I don't know how as an American citizen we can judge some of the governments and what's going on there and how people are doing business. On the international side, I'm pretty, I'm negative. In the U. S., I agree with what Frank said, and I thought there was some pretty interesting, I think there's potentially some really interesting places for fintechs one of the areas you mentioned a little bit, and I don't know if I believe it or not, but is the blockchain and more frictionless tokenization of some of these asset classes, which sort of feeds into wealth management.
Can you [00:11:00] tokenize, let me back up for a second, is, the BC funds have a lot of funds, we have a lot of investments out there, and at some point, How are we going to liquefy some of these things or raise additional capital for them, especially in the fintech, is there going to be M& A, IPOs or whatever, or can a lot of these things be tokenized and can the private markets and can the private Parts of the VC world be a little bit more liquid and a little bit more transparent so that may create an opportunity to generate, to get, the early investors get out for later stage investors that offer different types of expertise that can help things grow.
So that's some of the areas I'm thinking I'm trying to get more optimistic on.

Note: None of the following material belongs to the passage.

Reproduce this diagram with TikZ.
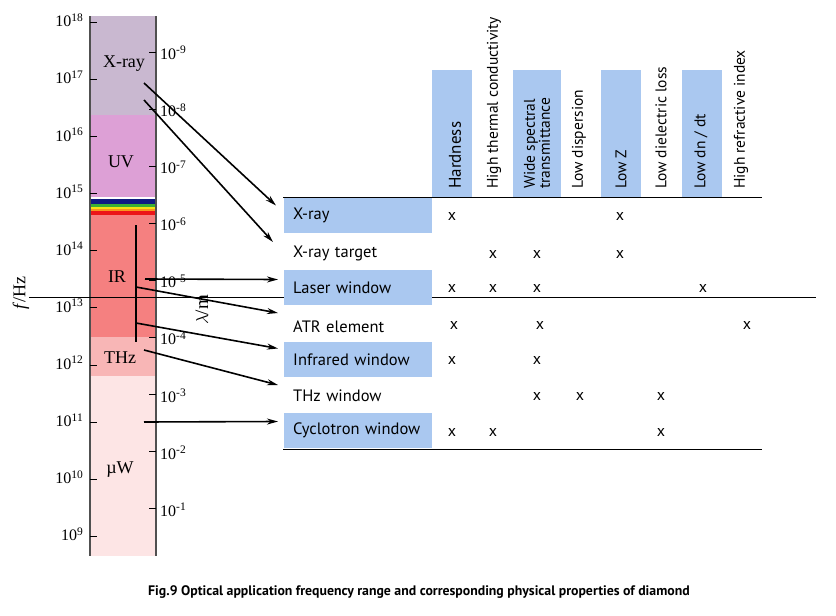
\documentclass[tikz,border=0pt]{standalone}
\usepackage{fontspec}
\setmainfont{Liberation Serif}
\newfontfamily\tabfont{PT Sans}
\usetikzlibrary{arrows.meta}
\definecolor{cxray}{RGB}{201,184,208}
\definecolor{cuv}{RGB}{221,160,214}
\definecolor{cnavy}{RGB}{16,26,130}
\definecolor{cgreen}{RGB}{60,176,52}
\definecolor{cyellow}{RGB}{246,226,20}
\definecolor{corange}{RGB}{248,150,30}
\definecolor{cred}{RGB}{236,20,24}
\definecolor{cir}{RGB}{245,128,128}
\definecolor{cthz}{RGB}{248,182,182}
\definecolor{cmw}{RGB}{253,229,229}
\definecolor{cblue}{RGB}{170,200,240}
\definecolor{cedge}{RGB}{80,80,80}
\newcommand{\pw}[1]{{\fontsize{16}{16}\selectfont 10}\raisebox{5.5pt}{\fontsize{11.5}{12}\selectfont #1}}
\tikzset{
  flab/.style={anchor=east,inner sep=0pt},
  wlab/.style={anchor=west,inner sep=0pt},
  reglab/.style={inner sep=0pt,font=\fontsize{18}{18}\selectfont},
  tick/.style={line width=1pt,draw=black},
  conn/.style={line width=1.6pt,-{Stealth[length=11pt,width=6pt]}},
  rowlab/.style={anchor=west,inner xsep=9pt,inner ysep=0pt,text width=130pt,minimum height=35pt,align=left,font=\tabfont\fontsize{16.5}{17}\selectfont},
  colhead/.style={rotate=90,anchor=west,inner sep=0pt,font=\tabfont\fontsize{15.5}{13}\selectfont,align=left},
  colbox/.style={fill=cblue,draw=none},
  xmark/.style={inner sep=0pt,font=\tabfont\fontsize{16}{16}\selectfont},
  rule/.style={line width=1pt,draw=black}
}
\begin{document}
\begin{tikzpicture}[x=1pt,y=-1pt]
\useasboundingbox (0,0) rectangle (836,616);
% spectrum bar
\fill[cxray] (90,16) rectangle (156,115);
\fill[cuv] (90,115) rectangle (156,197);
\fill[white] (90,197) rectangle (156,199);
\fill[cnavy] (90,199) rectangle (156,204);
\fill[cgreen] (90,204) rectangle (156,206.7);
\fill[cyellow] (90,206.7) rectangle (156,209.3);
\fill[corange] (90,209.3) rectangle (156,211);
\fill[cred] (90,211) rectangle (156,215);
\fill[cir] (90,215) rectangle (156,337);
\fill[cthz] (90,337) rectangle (156,376);
\fill[cmw] (90,376) rectangle (156,556);
\draw[cedge,line width=1.3pt] (90,16) -- (90,556) (156,16) -- (156,556);
% frequency ticks and labels
\foreach \e [count=\i from 0] in {18,17,16,15,14,13,12,11,10,9}{
  \pgfmathsetmacro{\yy}{22.4+57.1*\i}
  \draw[tick] (90,\yy) -- (97,\yy);
  \node[flab] (f\e) at (83,\yy-2) {\pw{\e}};
}
% wavelength ticks and labels
\foreach \e [count=\i from 0] in {9,8,7,6,5,4,3,2,1}{
  \pgfmathsetmacro{\yy}{52+57.1*\i}
  \draw[tick] (149,\yy) -- (156,\yy);
  \node[wlab] (w\e) at (160,\yy+1) {\pw{-\e}};
}
% region labels
\node[reglab] (lx) at (124,64) {X-ray};
\node[reglab] (luv) at (121,162) {UV};
\node[reglab] (lir) at (117,277) {IR};
\node[reglab] (lthz) at (120,358) {THz};
\node[reglab] (lmw) at (120,470) {\textmu W};
\node[reglab,rotate=90] (fhz) at (21,293) {\textit{f}/Hz};
\node[reglab,rotate=90,font=\fontsize{19}{19}\selectfont] (lam) at (202,310) {$\lambda$/m};
% long horizontal rule
\draw[rule] (29,297) -- (816,297);
% table rules
\draw[rule] (283,197) -- (762,197);
\draw[rule] (283,449) -- (762,449);
% column header boxes
\fill[colbox] (432,70) rectangle (472,197);
\fill[colbox] (513,70) rectangle (561,197);
\fill[colbox] (601,70) rectangle (641,197);
\fill[colbox] (682,70) rectangle (722,197);
% column headers
\node[colhead,font=\tabfont\fontsize{17}{17}\selectfont] (c1) at (455,189) {Hardness};
\node[colhead] (c2) at (494,189) {High thermal conductivity};
\node[colhead,font=\tabfont\fontsize{15.5}{12.5}\selectfont] (c3) at (537,189) {Wide spectral\\transmittance};
\node[colhead] (c4) at (579,189) {Low dispersion};
\node[colhead] (c5) at (621,189) {Low Z};
\node[colhead] (c6) at (661,189) {Low dielectric loss};
\node[colhead] (c7) at (701,189) {Low dn / dt};
\node[colhead] (c8) at (741,189) {High refractive index};
% rows
\node[rowlab,fill=cblue] (r1) at (284,215.5) {X-ray};
\node[rowlab] (r2) at (284,253) {X-ray target};
\node[rowlab,fill=cblue] (r3) at (284,287.5) {Laser window};
\node[rowlab] (r4) at (284,327) {ATR element};
\node[rowlab,fill=cblue] (r5) at (284,359.5) {Infrared window};
\node[rowlab] (r6) at (284,396) {THz window};
\node[rowlab,fill=cblue] (r7) at (284,430.5) {Cyclotron window};
% x marks
\foreach \xx/\yy in {452/216,620/216,
  493/254,537/254,620/254,
  452/288,493/288,537/288,703/288,
  454/325,540/325,747/325,
  452/360,537/360,
  537/396,580/396,661/396,
  452/432,493/432,661/432}{
  \node[xmark] at (\xx,\yy) {x};
}
% source points
\coordinate (s1) at (144,83);
\coordinate (s2) at (144,100);
\coordinate (s3) at (145,279);
\coordinate (s4) at (136,287);
\coordinate (s5) at (136,323);
\coordinate (s6) at (144,350);
\coordinate (s7) at (144,422);
\coordinate (vtop) at (136,225);
\coordinate (vbot) at (136,342);
\draw[line width=1.6pt] (vtop) -- (vbot);
\draw[conn] (s1) -- ([xshift=-8pt,yshift=10pt]r1.west);
\draw[conn] (s2) -- ([xshift=-11pt,yshift=11pt]r2.west);
\draw[conn] (s3) -- ([xshift=-6pt,yshift=8pt]r3.west);
\draw[conn] (s4) -- ([xshift=-6pt,yshift=14pt]r4.west);
\draw[conn] (s5) -- ([xshift=-6pt,yshift=11pt]r5.west);
\draw[conn] (s6) -- ([xshift=-6pt,yshift=11pt]r6.west);
\draw[conn] (s7) -- ([xshift=-6pt,yshift=9pt]r7.west);
% caption
\node[inner sep=0pt,font=\tabfont\bfseries\fontsize{13.8}{14}\selectfont] (cap) at (419,592) {Fig.9 Optical application frequency range and corresponding physical properties of diamond};
\end{tikzpicture}
\end{document}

Yeah. The one reaction I would have to The international statement is that I will both agree and disagree with you about, I am what I would call a pragmatic skeptic, so I look at everything for what it [00:12:00] is and understand both the risk and the return.
And when you look at some of the emerging countries and regions, and that, by the way, includes South and Central America, which are built out a lot more than, some of the other areas like in India or in Africa, um, building a business is about having a problem statement and a solution statement that marry together so incredibly well that you can capture lots of economic rent.